National Security Affairs and Preparation for Active Duty

This senior-level course is designed to prepare cadets for their first active duty assignment as an Air Force officer. In this course cadets learn about the role of a professional military leader in a democratic society, the national security process, regional studies, advanced leadership ethics, and the application of Air Force doctrine in current conflicts. They also learn the requisites for maintaining adequate national defense structure, the impact of technological and international developments on strategic preparedness, military law and the overall policy-making process. Additionally, this course refines communication skills and is taken in tandem with the Leadership Laboratory, where senior cadets implement their communication, leadership, and managerial skills as they plan, organize, and facilitate the training of the cadet wing. At Cornell, this class is coded as AIRS 4401 for the fall semester and AIRS 4402 for the spring semester.


Leadership Laboratory – All Years

Leadership Laboratory is taken each year of the program in conjunction with Cadets’ Aerospace Studies (AS) classes.
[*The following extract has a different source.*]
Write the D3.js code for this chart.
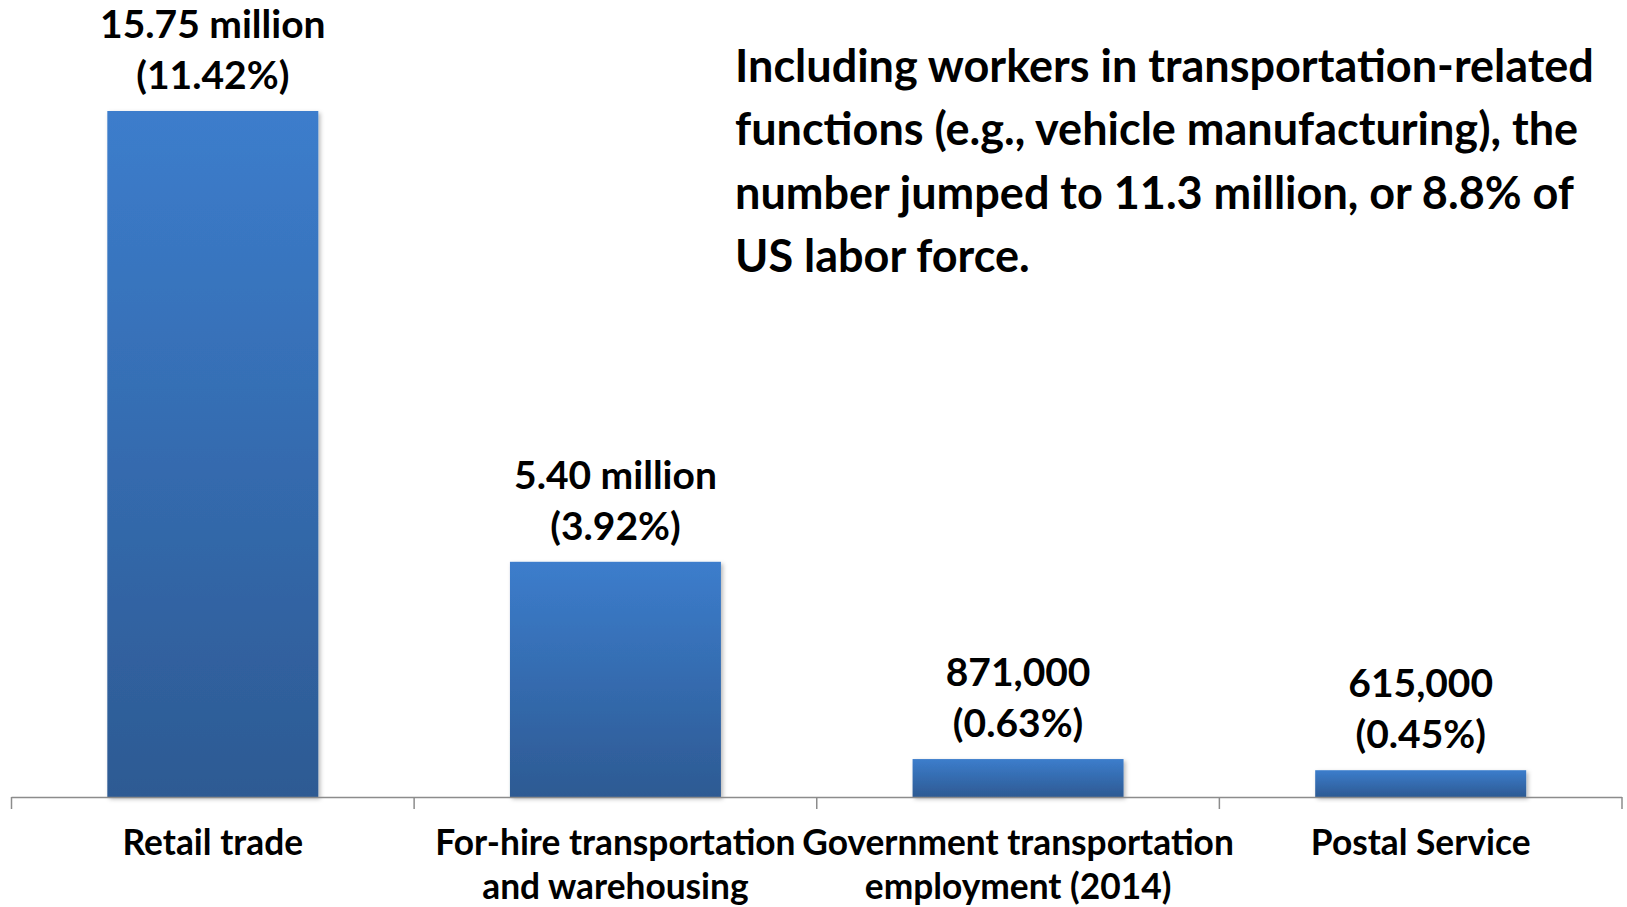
<!DOCTYPE html>
<html>
<head>
<meta charset="utf-8">
<script src="https://cdn.jsdelivr.net/npm/d3@7"></script>
<style>
  html, body { margin: 0; padding: 0; background: #ffffff; }
  svg { display: block; }
  text { font-family: Lato, "Open Sans", "Liberation Sans", sans-serif; font-weight: 700; fill: #000; }
</style>
</head>
<body>
<svg id="chart" width="1627" height="907"></svg>
<script>
// Transportation-related employment, by sector (millions of workers)
const categories = ["Retail trade", "For-hire transportation and warehousing", "Government transportation employment (2014)", "Postal Service"];
const categoryLines = [["Retail trade"], ["For-hire transportation", "and warehousing"], ["Government transportation", "employment (2014)"], ["Postal Service"]];
const workers = [15.75, 5.40, 0.871, 0.615];
const valueLabels = ["15.75 million", "5.40 million", "871,000", "615,000"];
const shareLabels = ["(11.42%)", "(3.92%)", "(0.63%)", "(0.45%)"];
const noteLines = [
  "Including workers in transportation-related",
  "functions (e.g., vehicle manufacturing), the",
  "number jumped to 11.3 million, or 8.8% of",
  "US labor force."
];
const yMax = 18;

const svg = d3.select("#chart");
const plot = { left: 11.5, right: 1622, top: 13, bottom: 797 };

const x = d3.scaleBand()
  .domain(categories)
  .range([plot.left, plot.right])
  .paddingInner(0.476)
  .paddingOuter(0.238);

const y = d3.scaleLinear()
  .domain([0, yMax])
  .range([plot.bottom, plot.top]);

// Bar fill: light blue at the top fading to a deeper blue at the base
const defs = svg.append("defs");
const grad = defs.append("linearGradient")
  .attr("id", "barFill")
  .attr("x1", 0).attr("y1", 0).attr("x2", 0).attr("y2", 1);
grad.append("stop").attr("offset", "0%").attr("stop-color", "#3c7dcc");
grad.append("stop").attr("offset", "100%").attr("stop-color", "#2d5a93");

const shadow = defs.append("filter")
  .attr("id", "barShadow")
  .attr("x", "-10%").attr("y", "-10%").attr("width", "130%").attr("height", "130%");
shadow.append("feDropShadow")
  .attr("dx", 2).attr("dy", 2).attr("stdDeviation", 2.2)
  .attr("flood-color", "#000").attr("flood-opacity", 0.28);

// Bars
svg.append("g")
  .selectAll("rect")
  .data(workers)
  .join("rect")
  .attr("x", (d, i) => x(categories[i]))
  .attr("y", d => y(d))
  .attr("width", x.bandwidth())
  .attr("height", d => y(0) - y(d))
  .attr("fill", "url(#barFill)")
  .attr("filter", "url(#barShadow)");

// Category axis: baseline with ticks between categories
const axis = svg.append("g").attr("class", "axis");
axis.append("line")
  .attr("x1", plot.left).attr("x2", plot.right)
  .attr("y1", y(0) + 0.5).attr("y2", y(0) + 0.5)
  .attr("stroke", "#8c8c8c").attr("stroke-width", 1.5);
axis.selectAll("line.tick")
  .data(d3.range(categories.length + 1))
  .join("line")
  .attr("class", "tick")
  .attr("x1", i => plot.left + i * x.step())
  .attr("x2", i => plot.left + i * x.step())
  .attr("y1", y(0)).attr("y2", y(0) + 12)
  .attr("stroke", "#8c8c8c").attr("stroke-width", 1.5);

// Category labels
const catFont = 35.3, catLead = 44;
axis.selectAll("text.cat")
  .data(categories)
  .join("text")
  .attr("class", "cat")
  .attr("text-anchor", "middle")
  .attr("font-size", catFont)
  .attr("transform", d => `translate(${x(d) + x.bandwidth() / 2},${y(0) + 58})`)
  .each(function (d, i) {
    d3.select(this).selectAll("tspan")
      .data(categoryLines[i])
      .join("tspan")
      .attr("x", 0)
      .attr("y", (t, k) => k * catLead)
      .text(t => t);
  });

// Value labels above each bar
const valFont = 39, valLead = 51, valGap = 22;
const labels = svg.append("g")
  .selectAll("text")
  .data(workers)
  .join("text")
  .attr("text-anchor", "middle")
  .attr("font-size", valFont)
  .attr("transform", (d, i) => `translate(${x(categories[i]) + x.bandwidth() / 2},${y(d) - valGap})`);
labels.append("tspan").attr("x", 0).attr("y", -valLead).text((d, i) => valueLabels[i]);
labels.append("tspan").attr("x", 0).attr("y", 0).text((d, i) => shareLabels[i]);

// Annotation
svg.append("text")
  .attr("font-size", 45)
  .attr("transform", "translate(735,82)")
  .selectAll("tspan")
  .data(noteLines)
  .join("tspan")
  .attr("x", 0)
  .attr("y", (d, i) => i * 63.3)
  .text(d => d);
</script>
</body>
</html>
This cadet run class gives juniors and seniors an opportunity to exercise the leadership, managerial, and organizational skills they have learned in their AS classes while providing freshmen and sophomores with an immersion into the Air Force way of life. Freshmen and sophomores will engage in activities that teach customs and courtesies, drill and ceremonies, physical fitness, and teamwork, which will ultimately prepare them for Field Training and becoming leaders in the Cadet Wing.